Starting with the first line of the data below, copy each line up to and including the one containing "70, 64, 56.7]". Pictures stay out.
#### Data block ####
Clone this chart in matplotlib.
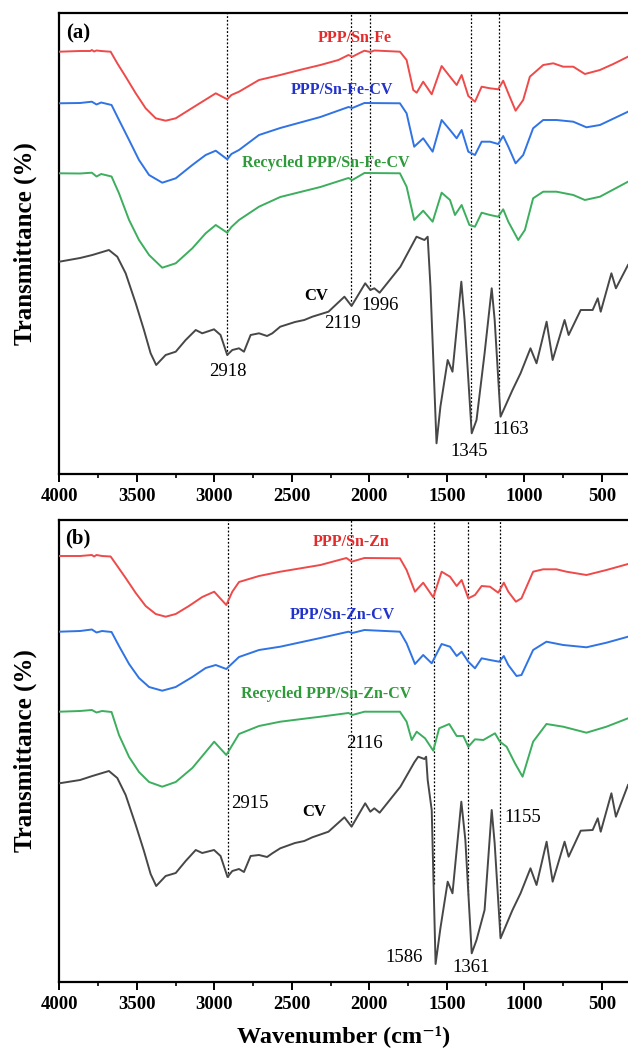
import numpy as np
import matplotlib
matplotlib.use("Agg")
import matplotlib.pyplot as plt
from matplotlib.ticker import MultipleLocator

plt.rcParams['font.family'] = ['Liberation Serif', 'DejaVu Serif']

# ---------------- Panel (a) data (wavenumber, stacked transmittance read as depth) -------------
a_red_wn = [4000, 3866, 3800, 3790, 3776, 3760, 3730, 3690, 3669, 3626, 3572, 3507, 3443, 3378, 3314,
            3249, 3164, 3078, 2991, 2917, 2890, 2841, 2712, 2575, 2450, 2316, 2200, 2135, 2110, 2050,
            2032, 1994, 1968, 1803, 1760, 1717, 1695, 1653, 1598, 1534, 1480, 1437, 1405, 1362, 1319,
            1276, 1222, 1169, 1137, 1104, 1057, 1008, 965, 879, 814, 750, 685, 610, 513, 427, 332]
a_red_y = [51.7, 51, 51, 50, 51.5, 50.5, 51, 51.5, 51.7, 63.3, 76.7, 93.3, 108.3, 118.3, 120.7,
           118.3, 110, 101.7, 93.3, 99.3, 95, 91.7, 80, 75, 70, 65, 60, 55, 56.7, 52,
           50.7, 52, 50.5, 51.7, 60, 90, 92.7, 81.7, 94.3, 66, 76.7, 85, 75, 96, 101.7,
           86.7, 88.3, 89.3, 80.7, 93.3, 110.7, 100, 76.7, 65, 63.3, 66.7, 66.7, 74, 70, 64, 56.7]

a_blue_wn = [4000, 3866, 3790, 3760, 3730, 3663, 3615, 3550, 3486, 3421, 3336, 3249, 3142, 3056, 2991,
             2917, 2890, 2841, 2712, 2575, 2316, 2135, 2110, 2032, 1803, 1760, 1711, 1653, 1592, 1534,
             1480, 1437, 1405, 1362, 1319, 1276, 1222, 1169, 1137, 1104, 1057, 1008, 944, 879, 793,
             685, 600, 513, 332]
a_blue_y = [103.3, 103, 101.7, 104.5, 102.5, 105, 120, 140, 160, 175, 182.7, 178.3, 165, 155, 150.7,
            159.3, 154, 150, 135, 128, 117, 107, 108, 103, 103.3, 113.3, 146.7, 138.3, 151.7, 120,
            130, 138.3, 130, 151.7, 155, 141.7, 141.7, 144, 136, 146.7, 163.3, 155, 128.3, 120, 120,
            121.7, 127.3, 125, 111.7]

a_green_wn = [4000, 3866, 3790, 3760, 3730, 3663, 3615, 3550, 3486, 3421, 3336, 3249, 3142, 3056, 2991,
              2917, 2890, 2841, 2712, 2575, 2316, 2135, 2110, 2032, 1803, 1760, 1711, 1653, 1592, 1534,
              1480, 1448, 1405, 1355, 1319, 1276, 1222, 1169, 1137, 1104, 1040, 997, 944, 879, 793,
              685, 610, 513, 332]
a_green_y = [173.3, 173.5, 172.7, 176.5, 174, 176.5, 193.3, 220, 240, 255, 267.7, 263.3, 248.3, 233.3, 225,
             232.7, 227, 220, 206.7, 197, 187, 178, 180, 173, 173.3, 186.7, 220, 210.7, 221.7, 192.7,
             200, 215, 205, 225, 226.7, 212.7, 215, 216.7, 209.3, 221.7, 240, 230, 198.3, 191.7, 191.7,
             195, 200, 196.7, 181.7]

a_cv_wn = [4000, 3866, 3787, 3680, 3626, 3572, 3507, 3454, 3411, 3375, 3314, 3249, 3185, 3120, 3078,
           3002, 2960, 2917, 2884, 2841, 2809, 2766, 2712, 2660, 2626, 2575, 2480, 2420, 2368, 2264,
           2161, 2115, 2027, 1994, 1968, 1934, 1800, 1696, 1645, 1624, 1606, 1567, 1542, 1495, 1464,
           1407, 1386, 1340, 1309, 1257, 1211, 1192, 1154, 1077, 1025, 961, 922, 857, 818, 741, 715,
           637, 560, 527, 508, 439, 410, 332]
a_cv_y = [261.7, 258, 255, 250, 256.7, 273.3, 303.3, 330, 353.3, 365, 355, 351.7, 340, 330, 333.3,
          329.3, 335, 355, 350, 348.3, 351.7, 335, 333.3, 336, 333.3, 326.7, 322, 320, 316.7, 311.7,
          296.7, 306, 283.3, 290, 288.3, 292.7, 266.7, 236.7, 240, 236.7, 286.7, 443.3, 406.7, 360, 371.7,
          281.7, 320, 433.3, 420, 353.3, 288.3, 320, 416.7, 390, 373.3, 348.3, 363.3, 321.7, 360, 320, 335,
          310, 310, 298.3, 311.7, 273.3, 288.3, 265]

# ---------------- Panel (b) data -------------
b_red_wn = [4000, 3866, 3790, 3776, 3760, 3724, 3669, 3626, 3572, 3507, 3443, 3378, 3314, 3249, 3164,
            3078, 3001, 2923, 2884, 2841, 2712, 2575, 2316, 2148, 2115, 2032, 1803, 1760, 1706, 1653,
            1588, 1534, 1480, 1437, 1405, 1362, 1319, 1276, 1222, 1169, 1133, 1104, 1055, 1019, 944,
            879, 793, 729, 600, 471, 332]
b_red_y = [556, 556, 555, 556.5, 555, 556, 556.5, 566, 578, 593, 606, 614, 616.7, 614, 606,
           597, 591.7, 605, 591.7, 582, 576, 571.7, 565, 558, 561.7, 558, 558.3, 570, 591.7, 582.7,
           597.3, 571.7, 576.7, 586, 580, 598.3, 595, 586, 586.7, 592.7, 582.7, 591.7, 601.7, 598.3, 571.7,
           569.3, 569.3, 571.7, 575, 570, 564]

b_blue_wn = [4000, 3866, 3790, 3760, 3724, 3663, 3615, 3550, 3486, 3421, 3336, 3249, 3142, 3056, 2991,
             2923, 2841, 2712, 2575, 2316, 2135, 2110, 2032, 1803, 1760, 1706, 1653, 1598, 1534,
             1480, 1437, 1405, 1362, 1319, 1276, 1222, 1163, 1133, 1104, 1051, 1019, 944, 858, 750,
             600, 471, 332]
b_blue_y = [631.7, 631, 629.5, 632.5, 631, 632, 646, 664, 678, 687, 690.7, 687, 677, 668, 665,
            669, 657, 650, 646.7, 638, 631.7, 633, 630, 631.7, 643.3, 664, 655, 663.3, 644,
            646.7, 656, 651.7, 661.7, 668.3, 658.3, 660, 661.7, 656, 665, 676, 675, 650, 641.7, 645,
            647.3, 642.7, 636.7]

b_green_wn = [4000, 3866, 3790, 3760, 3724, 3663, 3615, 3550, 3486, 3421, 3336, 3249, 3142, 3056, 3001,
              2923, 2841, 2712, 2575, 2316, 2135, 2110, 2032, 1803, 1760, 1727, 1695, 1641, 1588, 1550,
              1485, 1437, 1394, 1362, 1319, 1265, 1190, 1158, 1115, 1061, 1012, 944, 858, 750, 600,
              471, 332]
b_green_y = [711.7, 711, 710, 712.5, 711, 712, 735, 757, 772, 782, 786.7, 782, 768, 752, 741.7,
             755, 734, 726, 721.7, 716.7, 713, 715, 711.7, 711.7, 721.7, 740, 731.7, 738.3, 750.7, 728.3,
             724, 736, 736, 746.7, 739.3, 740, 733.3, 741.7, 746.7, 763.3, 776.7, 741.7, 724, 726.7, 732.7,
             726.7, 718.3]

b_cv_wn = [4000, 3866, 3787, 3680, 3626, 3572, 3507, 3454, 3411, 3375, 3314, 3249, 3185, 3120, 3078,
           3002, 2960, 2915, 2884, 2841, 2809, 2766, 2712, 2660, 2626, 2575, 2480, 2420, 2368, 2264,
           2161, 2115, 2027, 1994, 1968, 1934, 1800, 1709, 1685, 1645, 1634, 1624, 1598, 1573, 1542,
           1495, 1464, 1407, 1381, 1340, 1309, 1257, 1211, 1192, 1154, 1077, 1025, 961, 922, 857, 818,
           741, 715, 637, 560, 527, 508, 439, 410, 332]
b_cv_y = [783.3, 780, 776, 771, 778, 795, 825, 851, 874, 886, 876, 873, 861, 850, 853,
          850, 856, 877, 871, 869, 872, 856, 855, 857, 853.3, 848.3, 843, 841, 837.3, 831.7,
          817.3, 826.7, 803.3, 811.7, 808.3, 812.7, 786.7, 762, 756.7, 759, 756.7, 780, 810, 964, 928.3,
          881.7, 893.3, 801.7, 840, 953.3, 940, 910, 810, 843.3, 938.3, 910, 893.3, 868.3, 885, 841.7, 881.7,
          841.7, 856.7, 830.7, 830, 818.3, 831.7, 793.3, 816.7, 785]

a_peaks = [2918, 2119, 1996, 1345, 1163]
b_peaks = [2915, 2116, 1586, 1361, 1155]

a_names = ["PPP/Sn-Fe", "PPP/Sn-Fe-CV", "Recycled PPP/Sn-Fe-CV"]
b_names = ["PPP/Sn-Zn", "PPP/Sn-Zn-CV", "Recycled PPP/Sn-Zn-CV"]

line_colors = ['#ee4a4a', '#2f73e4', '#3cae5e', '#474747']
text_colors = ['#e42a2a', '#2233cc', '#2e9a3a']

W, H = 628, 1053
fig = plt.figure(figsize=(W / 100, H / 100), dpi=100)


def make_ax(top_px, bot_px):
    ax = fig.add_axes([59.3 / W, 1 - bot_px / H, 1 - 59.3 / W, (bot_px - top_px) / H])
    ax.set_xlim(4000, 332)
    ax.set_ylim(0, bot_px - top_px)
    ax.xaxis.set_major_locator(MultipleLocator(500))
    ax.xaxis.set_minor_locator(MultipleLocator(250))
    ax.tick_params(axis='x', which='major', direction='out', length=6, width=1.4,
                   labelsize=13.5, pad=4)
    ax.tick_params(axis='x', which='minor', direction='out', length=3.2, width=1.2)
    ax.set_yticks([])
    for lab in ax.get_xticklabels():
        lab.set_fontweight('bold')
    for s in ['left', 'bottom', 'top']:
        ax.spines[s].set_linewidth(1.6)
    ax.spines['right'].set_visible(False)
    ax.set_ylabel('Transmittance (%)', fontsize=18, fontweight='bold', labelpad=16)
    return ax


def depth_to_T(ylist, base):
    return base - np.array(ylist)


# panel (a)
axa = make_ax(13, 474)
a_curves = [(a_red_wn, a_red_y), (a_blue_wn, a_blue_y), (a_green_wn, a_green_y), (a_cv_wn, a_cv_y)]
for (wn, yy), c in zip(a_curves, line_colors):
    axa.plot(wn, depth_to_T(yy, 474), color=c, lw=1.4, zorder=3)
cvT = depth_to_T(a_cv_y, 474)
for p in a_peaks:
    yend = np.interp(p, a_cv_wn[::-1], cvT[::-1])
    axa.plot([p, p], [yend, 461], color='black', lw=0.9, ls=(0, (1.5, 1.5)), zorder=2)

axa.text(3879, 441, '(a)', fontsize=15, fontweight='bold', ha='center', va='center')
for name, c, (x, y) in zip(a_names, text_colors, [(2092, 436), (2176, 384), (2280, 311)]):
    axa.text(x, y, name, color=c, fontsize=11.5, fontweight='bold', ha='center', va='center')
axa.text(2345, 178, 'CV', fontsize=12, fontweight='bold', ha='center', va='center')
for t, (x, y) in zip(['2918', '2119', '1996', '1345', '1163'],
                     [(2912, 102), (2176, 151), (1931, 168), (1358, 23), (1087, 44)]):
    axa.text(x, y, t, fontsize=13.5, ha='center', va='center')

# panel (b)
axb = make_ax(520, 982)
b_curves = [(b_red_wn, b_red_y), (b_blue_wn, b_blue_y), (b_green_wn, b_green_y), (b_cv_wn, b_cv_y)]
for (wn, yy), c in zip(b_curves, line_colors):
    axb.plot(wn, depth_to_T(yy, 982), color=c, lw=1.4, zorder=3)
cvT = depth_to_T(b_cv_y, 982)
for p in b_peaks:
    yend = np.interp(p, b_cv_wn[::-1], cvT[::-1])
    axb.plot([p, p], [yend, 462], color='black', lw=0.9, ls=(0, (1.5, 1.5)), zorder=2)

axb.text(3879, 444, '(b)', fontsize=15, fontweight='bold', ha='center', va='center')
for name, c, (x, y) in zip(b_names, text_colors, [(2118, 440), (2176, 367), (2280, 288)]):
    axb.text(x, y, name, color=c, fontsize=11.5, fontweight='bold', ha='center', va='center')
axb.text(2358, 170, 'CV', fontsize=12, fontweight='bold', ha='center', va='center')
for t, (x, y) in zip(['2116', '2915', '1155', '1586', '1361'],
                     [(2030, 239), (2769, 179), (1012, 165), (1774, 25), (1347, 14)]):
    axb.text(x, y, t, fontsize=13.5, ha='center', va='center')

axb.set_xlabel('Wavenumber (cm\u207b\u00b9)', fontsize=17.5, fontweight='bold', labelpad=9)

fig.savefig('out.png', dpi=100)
####
▶ **Written solution**
Clone this chart in matplotlib.
import numpy as np
import matplotlib
matplotlib.use("Agg")
import matplotlib.pyplot as plt
from matplotlib.ticker import MultipleLocator

plt.rcParams['font.family'] = ['Liberation Serif', 'DejaVu Serif']

# ---------------- Panel (a) data (wavenumber, stacked transmittance read as depth) -------------
a_red_wn = [4000, 3866, 3800, 3790, 3776, 3760, 3730, 3690, 3669, 3626, 3572, 3507, 3443, 3378, 3314,
            3249, 3164, 3078, 2991, 2917, 2890, 2841, 2712, 2575, 2450, 2316, 2200, 2135, 2110, 2050,
            2032, 1994, 1968, 1803, 1760, 1717, 1695, 1653, 1598, 1534, 1480, 1437, 1405, 1362, 1319,
            1276, 1222, 1169, 1137, 1104, 1057, 1008, 965, 879, 814, 750, 685, 610, 513, 427, 332]
a_red_y = [51.7, 51, 51, 50, 51.5, 50.5, 51, 51.5, 51.7, 63.3, 76.7, 93.3, 108.3, 118.3, 120.7,
           118.3, 110, 101.7, 93.3, 99.3, 95, 91.7, 80, 75, 70, 65, 60, 55, 56.7, 52,
           50.7, 52, 50.5, 51.7, 60, 90, 92.7, 81.7, 94.3, 66, 76.7, 85, 75, 96, 101.7,
           86.7, 88.3, 89.3, 80.7, 93.3, 110.7, 100, 76.7, 65, 63.3, 66.7, 66.7, 74, 70, 64, 56.7]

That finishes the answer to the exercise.